High-Throughput Distributed RL Training System

High-throughput distributed reinforcement learning system designed to scale experience generation and policy optimization across multi-node CPU/GPU infrastructure.

PyTorchPyTorch RPCZeroMQRedisLSFSlurmHPC

Problem

Single-node RL training collapses under production workloads. Environment interaction is CPU-bound, policy optimization is GPU-bound, and experience throughput must sustain both without bottlenecking either. Naïve parallelization introduces synchronization overhead that negates the compute gains — actors stall waiting for weight updates, learners idle waiting for data, and replay buffers become contention points.

The core challenge: decouple experience generation from policy optimization while preserving training stability at scale.

Contribution

Designed and implemented a distributed RL system that fully decouples actors, replay memory, and learning into independently scalable components operating across multi-node HPC infrastructure.

The system sustains continuous high-throughput training by combining asynchronous execution, sharded prioritized replay, and centralized GPU-based optimization — eliminating the synchronization barriers that limit conventional distributed RL implementations.

System Architecture

Distributed RL Training Architecture

Actors generate experience from simulation groups, replay memory stores and samples training data, and the learner updates policies that are broadcast back to actors.

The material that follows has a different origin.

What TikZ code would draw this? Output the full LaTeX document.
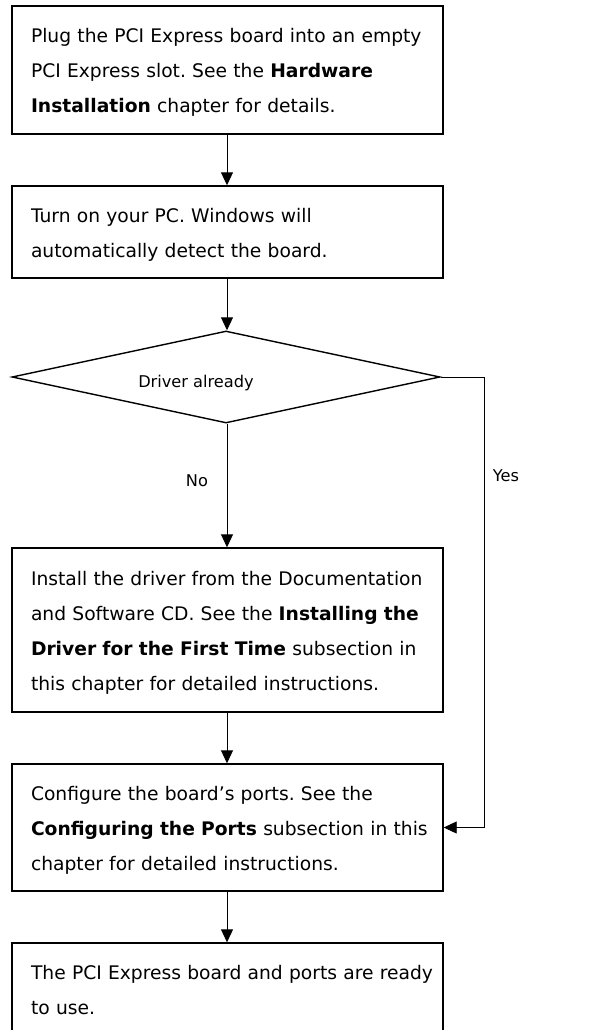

Distributed actors interact with parallel simulation environments and stream transitions into sharded replay memory. The replay system partitions storage across shards, aggregates experience, and serves prioritized minibatches to the learner.

A centralized GPU learner performs gradient updates on sampled batches and asynchronously broadcasts updated policy weights to all actors. Actors never block on learner updates; the learner never blocks on actor throughput. This decoupling allows both pipelines to saturate their respective compute independently.

Design Decisions

Fully Decoupled Components — Actors, replay, and learner operate as independent processes with no shared state — eliminating synchronization bottlenecks and enabling per-component scaling.
Sharded Replay Memory — Experience is partitioned across multiple shards with per-shard priority queues, sustaining high write throughput from actors and concurrent read access for minibatch sampling.
Asynchronous Weight Broadcast — Policy weights are pushed to actors without blocking the training loop. Actors tolerate slightly stale policies — a well-understood trade-off in off-policy methods.
Centralized GPU Learner — Single learner processes large minibatches on GPU, amortizing gradient computation and maintaining stable optimization dynamics across the full experience distribution.
Horizontally Scaled Actors — 100+ CPU workers generate experience in parallel, each running independent simulation instances. Actor count scales linearly with available compute.

Results

20× training speedup over single-node baseline
100+ concurrent actors sustaining continuous experience generation
Linear scaling across multi-node CPU/GPU infrastructure
Stable convergence under fully asynchronous operation

Impact

This system reduced experiment cycle time from weeks to hours, making large-scale RL experimentation operationally feasible. By removing infrastructure as the bottleneck, it enabled rapid iteration on policy architectures and training configurations that were previously impractical to evaluate at scale.